Chapter 16 The English Teacher's Red Pen: History of an Obession

From Chapter 16 "The implementation of the process model of writing most often founders on the rocks of evaluation; teachers who enthusiastically experiment with a wide variety of assorted pre-writing and revision activities balk when invited to try out a similarly broad selection of evaluation strategies. We English teachers to believe that there is really only one right way to evaluate student writing, and this profoundly self-limiting idea is the subject of the next few pages."
English teachers tend to use the red pen as the weapon of choice when grading essays and research papers. The trend the past was to use the red pen as a way to highlight the mistakes and voice comments of the teacher, now it seems to be barbaric to use a red pen to a student's self- esteem.
" As writing teachers we don't usually notice how obessed we are with evaluation. But others notice. To us it seems normal and responsible to spend twenty or thirty or forty hours a week of out-of-class time correcting kids' papers."
Teachers feel the need to correct a student's paper is needed to give them information to help them and able to find the mistakes in the paper with red to POINT out the incorrect grammar.
"Indeed, it is only in the mechanics or surface features of writing that perfection is unabashedly upheld as an appropriate goal for the evaluation of teenage students. We once heard a high school English teacher announce passionately in a workshop, "i'd rather have my students write one paper a year that's 100 percent perfect than have them write hundreds of papers that have errors in them."
I agree with that statement. The teacher rather have the students to write one paper with no errors rather than a bunch with errors that even the teacher does not have time to correct them.
"But when our evaluation efforts center obsessively, punitively, perfectionistically upon the mechanics of writing, we push meaning out of the center and enshrine correctness as the reason for writing. There's no surer way to make students treat writing like other pointless, arbitray school hurdles."
The focus is on just the grammar and the mechanics of writing the subject and the content of the essay and the student feels that can not get anything right.
p.211, " Obviously, students who discard their papers can never learn from whatever feedback they contain-and this common classroom event gives us a hint about why intensive marking of marking of papers is ineffective much of the time."
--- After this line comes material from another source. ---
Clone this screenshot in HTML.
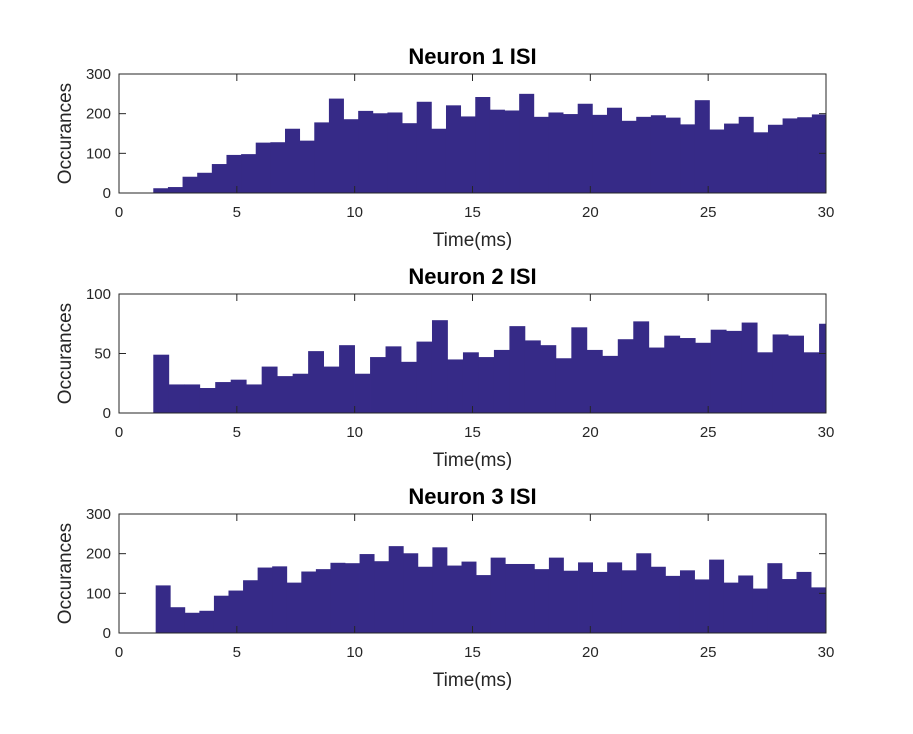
<!DOCTYPE html>
<html><head><meta charset="utf-8"><style>body{margin:0;background:#fff}svg{display:block}</style></head>
<body>
<svg id="chart" width="913" height="734" xmlns="http://www.w3.org/2000/svg" font-family="Liberation Sans, sans-serif"></svg>
<script>
const n1Counts=[12,15,41,51,73,96,98,127,128,162,132,178,238,186,207,201,203,176,230,162,221,193,242,210,208,250,192,203,199,225,197,215,182,192,196,190,173,234,160,175,192,153,172,188,191,198];
const n2Counts=[49,24,24,21,26,28,24,39,31,33,52,39,57,33,47,56,43,60,78,45,51,47,53,73,61,57,46,72,53,48,62,77,55,65,63,59,70,69,76,51,66,65,51,75];
const n3Counts=[120,65,51,56,94,107,133,165,168,127,155,161,177,176,199,181,219,201,167,216,170,180,146,190,174,174,161,190,157,178,154,178,158,201,167,144,158,135,185,127,145,112,176,136,154,115,150];
const binStarts=[1.455,1.455,1.556];
const binWidths=[0.621,0.657,0.618];
const yMaxes=[300,100,300];
const yTickSets=[[0,100,200,300],[0,50,100],[0,100,200,300]];
const xTicks=[0,5,10,15,20,25,30];
const titles=["Neuron 1 ISI","Neuron 2 ISI","Neuron 3 ISI"];
const allCounts=[n1Counts,n2Counts,n3Counts];
const tops=[74,294,514];
const L=119,R=826,H=119,XMAX=30;
const NS="http://www.w3.org/2000/svg";
const svg=document.getElementById('chart');
function mk(t,a,p){const e=document.createElementNS(NS,t);for(const k in a)e.setAttribute(k,a[k]);(p||svg).appendChild(e);return e;}
const xs=v=>L+(v/XMAX)*(R-L);
for(let p=0;p<3;p++){
  const T=tops[p],B=T+H,ym=yMaxes[p];
  const ys=v=>B-(v/ym)*H;
  const g=mk('g',{});
  
  
  const cid='clip'+p;
  const cp=mk('clipPath',{id:cid},g);mk('rect',{x:L,y:T,width:R-L,height:H},cp);
  const bars=mk('g',{'clip-path':'url(#'+cid+')'},g);
  allCounts[p].forEach((c,i)=>{
    const x0=xs(binStarts[p]+i*binWidths[p]),x1=xs(binStarts[p]+(i+1)*binWidths[p]);
    const r=mk('rect',{x:x0,y:ys(c),width:x1-x0+0.4,height:B-ys(c),fill:'#362a87'},bars);
    
    
  });
  const box=mk('rect',{x:L,y:T,width:R-L,height:H,fill:'none',stroke:'#262626','stroke-width':1},g);
  
  
  xTicks.forEach(v=>{
    const x=xs(v);
    mk('line',{x1:x,x2:x,y1:B,y2:B-7,stroke:'#262626'},g);
    mk('line',{x1:x,x2:x,y1:T,y2:T+7,stroke:'#262626'},g);
    const t=mk('text',{x:x,y:B+24,'text-anchor':'middle','font-size':15,fill:'#262626'},g);t.textContent=v;
    
    
  });
  yTickSets[p].forEach(v=>{
    const y=ys(v);
    mk('line',{x1:L,x2:L+7,y1:y,y2:y,stroke:'#262626'},g);
    mk('line',{x1:R,x2:R-7,y1:y,y2:y,stroke:'#262626'},g);
    const t=mk('text',{x:L-8,y:y+5,'text-anchor':'end','font-size':15,fill:'#262626'},g);t.textContent=v;
    
    
  });
  const ti=mk('text',{x:(L+R)/2,y:T-10,'text-anchor':'middle','font-size':22,'font-weight':'bold',fill:'#000'},g);ti.textContent=titles[p];
  
  
  const xl=mk('text',{x:(L+R)/2,y:B+53,'text-anchor':'middle','font-size':19,fill:'#262626'},g);xl.textContent='Time(ms)';
  
  
  const yl=mk('text',{x:0,y:0,'text-anchor':'middle','font-size':19,fill:'#262626',transform:'translate(71,'+(T+H/2)+') rotate(-90)'},g);yl.textContent='Occurances';
  
  
}
</script>
</body></html>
As a student in high school, when a paper came back with a lot of markings I just did not look at the paper much.
p.214, "In fact composition originated in American schools in the nineteenth century as a kind of fusion of four much older strands of curriculum: penmanship, spelling, grammar, and rhetoric. With the rise of industrialization and the rationalization of its attendant bureaucracies, it became much more important for many people to able to generate clear, effective, original documents and correspondence."
Back then, large importance was to get the information down and learn the craft of writing, clearly how to write, the detail orientated of how to spell and write properly and also, how to construct a an idea into an argument.